Que d’amertume dans cette résignation ! Et ne sent-on pas souvent dans les conseils de Hoeï-Pan de l’ironie et le bouillonnement forcément contenu de l’indignation ? Parfois, d’ailleurs, cette indignation éclate. On exige, dit-elle, des femmes, la vertu. Mais comment, cette vertu, la connaîtront-elles ? Par la simple routine familiale ? « Je dis, moi, que cela ne suffit pas. Les pères et les mères n’ont d’yeux que pour leurs fils. Ils s’empressent de leur donner des maîtres dès qu’ils les jugent en état de recevoir des leçons… mais à peine daignent-ils penser à leurs filles. Pourquoi refuser à celles-là ce qu’ils prodiguent à ceux-ci ? puisque les uns et les autres ont également des passions à vaincre, des défauts à corriger, des vertus à acquérir… Il semble que tout se ligue pour concourir à l’imperfection d’un sexe qui, de sa nature, n’est que trop imparfait. » Ainsi, tout comme la poétesse grecque Phintys, Pan-Hoeï-Pan réclame pour la femme l’instruction morale et philosophique ; comme elle et comme les féministes modernes, elle pose en principe que les devoirs supposent des droits ; comme Christine de Pisan, Mlle  de Gournay, Poulain de la Barre, elle voit dans l’infériorité de sa culture intellectuelle l’une des causes de l’assujettissement de la femme.
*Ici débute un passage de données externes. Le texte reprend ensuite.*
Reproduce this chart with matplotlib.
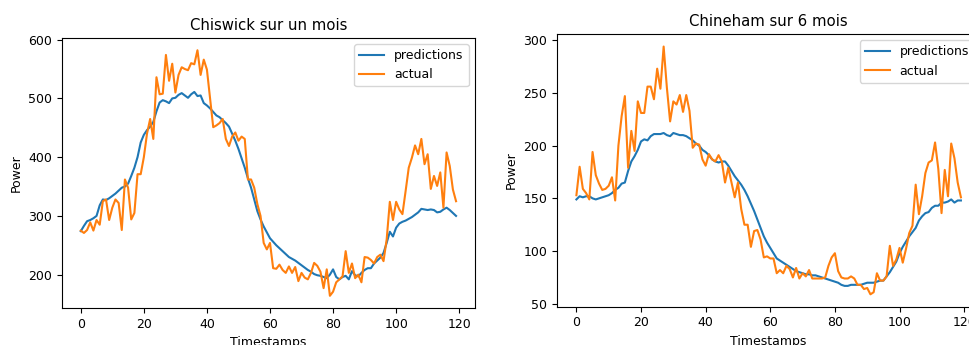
import matplotlib
matplotlib.use("Agg")
import matplotlib.pyplot as plt
import numpy as np

# Chiswick, un mois (120 pas de temps)
chiswick_predictions = [
    274, 283, 291, 293, 296, 300, 318, 328, 327, 330,
    334, 338, 343, 348, 350, 355, 368, 382, 400, 425,
    438, 446, 452, 460, 478, 493, 497, 495, 492, 500,
    501, 506, 509, 505, 501, 507, 511, 504, 505, 492,
    488, 483, 477, 471, 468, 463, 458, 452, 440, 428,
    414, 398, 382, 364, 348, 328, 308, 294, 282, 272,
    262, 256, 250, 245, 240, 235, 230, 227, 224, 220,
    216, 212, 208, 205, 201, 199, 198, 196, 194, 200,
    209, 196, 192, 196, 198, 192, 206, 199, 197, 203,
    208, 211, 211, 219, 224, 229, 237, 254, 273, 265,
    280, 287, 290, 292, 295, 298, 302, 306, 312, 311,
    310, 311, 310, 306, 307, 311, 314, 310, 305, 300,
]
chiswick_actual = [
    275, 271, 276, 289, 275, 293, 285, 325, 328, 293,
    314, 328, 322, 276, 362, 348, 294, 305, 371, 371,
    400, 440, 465, 431, 536, 507, 508, 574, 530, 559,
    510, 540, 553, 550, 548, 560, 558, 582, 540, 566,
    549, 500, 451, 454, 458, 465, 431, 419, 435, 442,
    428, 435, 431, 362, 362, 348, 320, 300, 254, 243,
    254, 211, 210, 217, 208, 203, 214, 203, 213, 189,
    203, 195, 192, 203, 220, 215, 205, 177, 209, 164,
    171, 187, 192, 197, 240, 203, 219, 194, 200, 187,
    230, 229, 225, 219, 230, 234, 223, 260, 324, 293,
    324, 311, 303, 342, 382, 399, 420, 405, 431, 388,
    405, 346, 368, 351, 374, 314, 408, 385, 345, 325,
]

# Chineham, 6 mois
chineham_predictions = [
    149, 152, 151, 152, 152, 150, 149, 150, 151, 152,
    153, 155, 158, 160, 164, 165, 176, 185, 190, 196,
    204, 206, 205, 209, 211, 211, 211, 212, 210, 209,
    212, 211, 210, 210, 209, 207, 205, 202, 200, 196,
    194, 191, 187, 185, 184, 185, 185, 181, 176, 171,
    167, 163, 158, 152, 145, 138, 130, 122, 114, 108,
    103, 98, 93, 91, 89, 87, 85, 83, 81, 80,
    79, 78, 78, 77, 77, 76, 75, 74, 73, 72,
    71, 70, 68, 67, 67, 68, 68, 68, 68, 69,
    70, 70, 70, 71, 72, 72, 76, 80, 85, 90,
    98, 104, 109, 114, 118, 122, 129, 133, 136, 137,
    141, 143, 143, 146, 146, 147, 149, 146, 148, 148,
]
chineham_actual = [
    153, 180, 159, 155, 149, 194, 172, 164, 158, 159,
    162, 170, 148, 200, 228, 247, 179, 214, 195, 242,
    231, 231, 256, 256, 244, 273, 254, 294, 255, 223,
    242, 239, 248, 232, 248, 233, 198, 202, 201, 187,
    181, 192, 187, 185, 191, 185, 165, 179, 165, 151,
    165, 140, 125, 125, 104, 119, 120, 111, 94, 95,
    93, 93, 79, 82, 79, 86, 83, 75, 84, 74,
    79, 76, 82, 74, 74, 74, 74, 75, 86, 94,
    98, 81, 75, 74, 74, 76, 74, 68, 68, 64,
    65, 59, 61, 79, 72, 72, 76, 105, 86, 92,
    103, 89, 102, 117, 124, 163, 135, 152, 174, 184,
    186, 203, 178, 136, 177, 152, 202, 188, 165, 151,
]

fig = plt.figure(figsize=(9.69, 3.45), dpi=100)

ax1 = fig.add_axes([0.064, 0.107, 0.426, 0.783])
ax1.plot(chiswick_predictions, label="predictions")
ax1.plot(chiswick_actual, label="actual")
ax1.set_title("Chiswick sur un mois", fontsize=10.7)
ax1.set_xlabel("Timestamps", fontsize=9)
ax1.set_ylabel("Power", fontsize=9)
ax1.tick_params(labelsize=9)
ax1.legend(fontsize=9, loc="upper right")

# le second graphique déborde à droite comme sur la capture
ax2 = fig.add_axes([0.575, 0.111, 0.4365, 0.79])
ax2.plot(chineham_predictions, label="predictions")
ax2.plot(chineham_actual, label="actual")
ax2.set_title("Chineham sur 6 mois", fontsize=10.7)
ax2.set_xlabel("Timestamps", fontsize=9)
ax2.set_ylabel("Power", fontsize=9)
ax2.tick_params(labelsize=9)
ax2.legend(fontsize=9, loc="upper right")

fig.savefig("out.png", dpi=100)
Et, reprenant l’ardeur de quelques jeunes filles, trop portées à oublier qu’elles ne peuvent rien sans l’homme, elle attend des mœurs une révision des lois, elle espère que l’homme élèvera jusqu’à lui une compagne qu’il trouvera son égale par l’esprit.

Ainsi, cette Chinoise classique de paravent, aux yeux de chat, à la bouche minuscule, aux ongles affilés, vêtue d’une robe brodée de fleurs et d’oiseaux fantastiques, casquée d’un lourd chignon d’où s’échappe un dragon d’or, est le grand précurseur de celles de ses compatriotes qui, au vingtième siècle, prendront leurs grades dans les universités d’Europe et d’Amérique et revendiqueront, à l’image de leurs sœurs blanches, le total affranchissement.



  1. Car, explique Pan-Hoeï-Pan, les tuiles sont faites pour être exposées aux injures de l’air, les briques pour être foulées aux pieds.